-- Start --
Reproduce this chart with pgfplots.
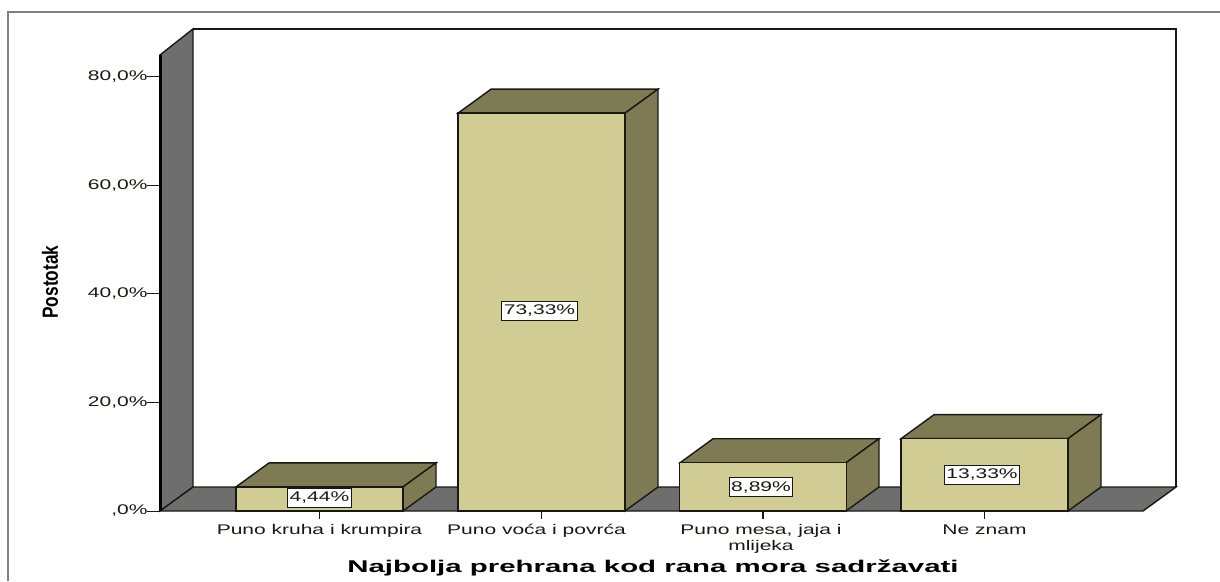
\documentclass[border=0pt]{standalone}
\usepackage{pgfplots}
\pgfplotsset{compat=1.18}
\usepackage{graphicx}
\usepackage{fontspec}
\setmainfont{Liberation Sans}
\definecolor{face}{RGB}{208,204,148}
\definecolor{dark}{RGB}{126,122,84}
\definecolor{wall}{RGB}{110,110,110}
\definecolor{frame}{RGB}{128,128,128}
\definecolor{ink}{RGB}{25,25,20}
\newcommand\sx[1]{\scalebox{1.5}[1]{#1}}
\begin{document}
\begin{tikzpicture}[x=1pt,y=1pt]
\path[use as bounding box] (0,0) rectangle (1220,581);
\draw[frame,line width=2pt] (8,0) -- (8,569) -- (1220,569);
\begin{axis}[
  at={(160pt,70pt)}, anchor=south west,
  scale only axis, width=983pt, height=456pt,
  xmin=160, xmax=1143, ymin=0, ymax=84.05,
  clip=false,
  axis line style={draw=none},
  tick align=outside, xtick pos=bottom, ytick pos=left,
  ytick={0,20,40,60,80},
  yticklabels={\sx{,0\%},\sx{20,0\%},\sx{40,0\%},\sx{60,0\%},\sx{80,0\%}},
  xtick={319.5,541.5,763,984.5},
  xticklabels={\sx{Puno kruha i krumpira},\sx{Puno voća i povrća}\hspace*{10pt},\sx{\shortstack[c]{Puno mesa, jaja i\\mlijeka}}\hspace*{4pt},\sx{Ne znam}},
  minor tick num=0,
  major tick length=13pt,
  xtick style={draw=ink,line width=1.6pt,/pgfplots/major tick length=8pt},
  ytick style={draw=ink,line width=1pt},
  tick label style={font=\fontsize{14}{13.5}\selectfont,text=ink},
  yticklabel style={xshift=4pt},
  xticklabel style={yshift=3pt,anchor=north},
  xlabel={\scalebox{1.73}[1]{\textbf{Najbolja prehrana kod rana mora sadržavati}}},
  xlabel style={at={(axis description cs:0.5015,-0.125)},anchor=center,font=\fontsize{17}{19}\selectfont},
  ylabel={\scalebox{0.786}[1.0]{\textbf{Postotak}}},
  ylabel style={at={(axis description cs:-0.112,0.502)},anchor=center,rotate=0,font=\fontsize{22}{24}\selectfont},
]
% left wall
\addplot[fill=wall,draw=ink,line width=1.4pt] coordinates {(160,0) (160,84.05) (193,88.85) (193,4.42)} -- cycle;
% floor
\addplot[fill=wall,draw=ink,line width=1.4pt] coordinates {(160,0) (1143,0) (1176,4.42) (193,4.42)} -- cycle;
% back wall edges
\addplot[draw=ink,line width=1.5pt] coordinates {(193,88.85) (1176,88.85) (1176,4.42)};
% front edge of left wall
\addplot[draw=black,line width=3pt] coordinates {(160,0) (160,84.05)};
% bars: top and side faces
\addplot[fill=dark,draw=ink,line width=1.4pt] coordinates {(236,4.44) (403,4.44) (436,8.86) (269,8.86)} -- cycle;
\addplot[fill=dark,draw=ink,line width=1.4pt] coordinates {(403,0) (403,4.44) (436,8.86) (436,4.42)} -- cycle;
\addplot[fill=dark,draw=ink,line width=1.4pt] coordinates {(458,73.33) (625,73.33) (658,77.75) (491,77.75)} -- cycle;
\addplot[fill=dark,draw=ink,line width=1.4pt] coordinates {(625,0) (625,73.33) (658,77.75) (658,4.42)} -- cycle;
\addplot[fill=dark,draw=ink,line width=1.4pt] coordinates {(680,8.89) (846,8.89) (879,13.31) (713,13.31)} -- cycle;
\addplot[fill=dark,draw=ink,line width=1.4pt] coordinates {(846,0) (846,8.89) (879,13.31) (879,4.42)} -- cycle;
\addplot[fill=dark,draw=ink,line width=1.4pt] coordinates {(901,13.33) (1068,13.33) (1101,17.75) (934,17.75)} -- cycle;
\addplot[fill=dark,draw=ink,line width=1.4pt] coordinates {(1068,0) (1068,13.33) (1101,17.75) (1101,4.42)} -- cycle;
% bars: front faces
\addplot[ybar,bar width=167pt,bar shift=0pt,fill=face,draw=ink,line width=1.4pt] coordinates {(319.5,4.44) (541.5,73.33) (763,8.89) (984.5,13.33)};
% value labels
\addplot[draw=none,mark=none,point meta=explicit symbolic,
  nodes near coords={\sx{\pgfplotspointmeta}},
  every node near coord/.append style={anchor=center,fill=white,draw=ink,line width=1pt,inner xsep=2.2pt,inner ysep=3.6pt,text=ink,font=\fontsize{14}{15}\selectfont}]
  table[meta=lab] {
x y lab
319.5 2.4 {4,44\%}
539.5 36.87 {73,33\%}
761 4.42 {8,89\%}
982 6.64 {13,33\%}
};
\end{axis}
\end{tikzpicture}
\end{document}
-- End --
• _Task description_
Reproduce the whole listing above word for word, but not its pictures.

• _Final result_
Reproduce this chart with pgfplots.
\documentclass[border=0pt]{standalone}
\usepackage{pgfplots}
\pgfplotsset{compat=1.18}
\usepackage{graphicx}
\usepackage{fontspec}
\setmainfont{Liberation Sans}
\definecolor{face}{RGB}{208,204,148}
\definecolor{dark}{RGB}{126,122,84}
\definecolor{wall}{RGB}{110,110,110}
\definecolor{frame}{RGB}{128,128,128}
\definecolor{ink}{RGB}{25,25,20}
\newcommand\sx[1]{\scalebox{1.5}[1]{#1}}
\begin{document}
\begin{tikzpicture}[x=1pt,y=1pt]
\path[use as bounding box] (0,0) rectangle (1220,581);
\draw[frame,line width=2pt] (8,0) -- (8,569) -- (1220,569);
\begin{axis}[
  at={(160pt,70pt)}, anchor=south west,
  scale only axis, width=983pt, height=456pt,
  xmin=160, xmax=1143, ymin=0, ymax=84.05,
  clip=false,
  axis line style={draw=none},
  tick align=outside, xtick pos=bottom, ytick pos=left,
  ytick={0,20,40,60,80},
  yticklabels={\sx{,0\%},\sx{20,0\%},\sx{40,0\%},\sx{60,0\%},\sx{80,0\%}},
  xtick={319.5,541.5,763,984.5},
  xticklabels={\sx{Puno kruha i krumpira},\sx{Puno voća i povrća}\hspace*{10pt},\sx{\shortstack[c]{Puno mesa, jaja i\\mlijeka}}\hspace*{4pt},\sx{Ne znam}},
  minor tick num=0,
  major tick length=13pt,
  xtick style={draw=ink,line width=1.6pt,/pgfplots/major tick length=8pt},
  ytick style={draw=ink,line width=1pt},
  tick label style={font=\fontsize{14}{13.5}\selectfont,text=ink},
  yticklabel style={xshift=4pt},
  xticklabel style={yshift=3pt,anchor=north},
  xlabel={\scalebox{1.73}[1]{\textbf{Najbolja prehrana kod rana mora sadržavati}}},
  xlabel style={at={(axis description cs:0.5015,-0.125)},anchor=center,font=\fontsize{17}{19}\selectfont},
  ylabel={\scalebox{0.786}[1.0]{\textbf{Postotak}}},
  ylabel style={at={(axis description cs:-0.112,0.502)},anchor=center,rotate=0,font=\fontsize{22}{24}\selectfont},
]
% left wall
\addplot[fill=wall,draw=ink,line width=1.4pt] coordinates {(160,0) (160,84.05) (193,88.85) (193,4.42)} -- cycle;
% floor
\addplot[fill=wall,draw=ink,line width=1.4pt] coordinates {(160,0) (1143,0) (1176,4.42) (193,4.42)} -- cycle;
% back wall edges
\addplot[draw=ink,line width=1.5pt] coordinates {(193,88.85) (1176,88.85) (1176,4.42)};
% front edge of left wall
\addplot[draw=black,line width=3pt] coordinates {(160,0) (160,84.05)};
% bars: top and side faces
\addplot[fill=dark,draw=ink,line width=1.4pt] coordinates {(236,4.44) (403,4.44) (436,8.86) (269,8.86)} -- cycle;
\addplot[fill=dark,draw=ink,line width=1.4pt] coordinates {(403,0) (403,4.44) (436,8.86) (436,4.42)} -- cycle;
\addplot[fill=dark,draw=ink,line width=1.4pt] coordinates {(458,73.33) (625,73.33) (658,77.75) (491,77.75)} -- cycle;
\addplot[fill=dark,draw=ink,line width=1.4pt] coordinates {(625,0) (625,73.33) (658,77.75) (658,4.42)} -- cycle;
\addplot[fill=dark,draw=ink,line width=1.4pt] coordinates {(680,8.89) (846,8.89) (879,13.31) (713,13.31)} -- cycle;
\addplot[fill=dark,draw=ink,line width=1.4pt] coordinates {(846,0) (846,8.89) (879,13.31) (879,4.42)} -- cycle;
\addplot[fill=dark,draw=ink,line width=1.4pt] coordinates {(901,13.33) (1068,13.33) (1101,17.75) (934,17.75)} -- cycle;
\addplot[fill=dark,draw=ink,line width=1.4pt] coordinates {(1068,0) (1068,13.33) (1101,17.75) (1101,4.42)} -- cycle;
% bars: front faces
\addplot[ybar,bar width=167pt,bar shift=0pt,fill=face,draw=ink,line width=1.4pt] coordinates {(319.5,4.44) (541.5,73.33) (763,8.89) (984.5,13.33)};
% value labels
\addplot[draw=none,mark=none,point meta=explicit symbolic,
  nodes near coords={\sx{\pgfplotspointmeta}},
  every node near coord/.append style={anchor=center,fill=white,draw=ink,line width=1pt,inner xsep=2.2pt,inner ysep=3.6pt,text=ink,font=\fontsize{14}{15}\selectfont}]
  table[meta=lab] {
x y lab
319.5 2.4 {4,44\%}
539.5 36.87 {73,33\%}
761 4.42 {8,89\%}
982 6.64 {13,33\%}
};
\end{axis}
\end{tikzpicture}
\end{document}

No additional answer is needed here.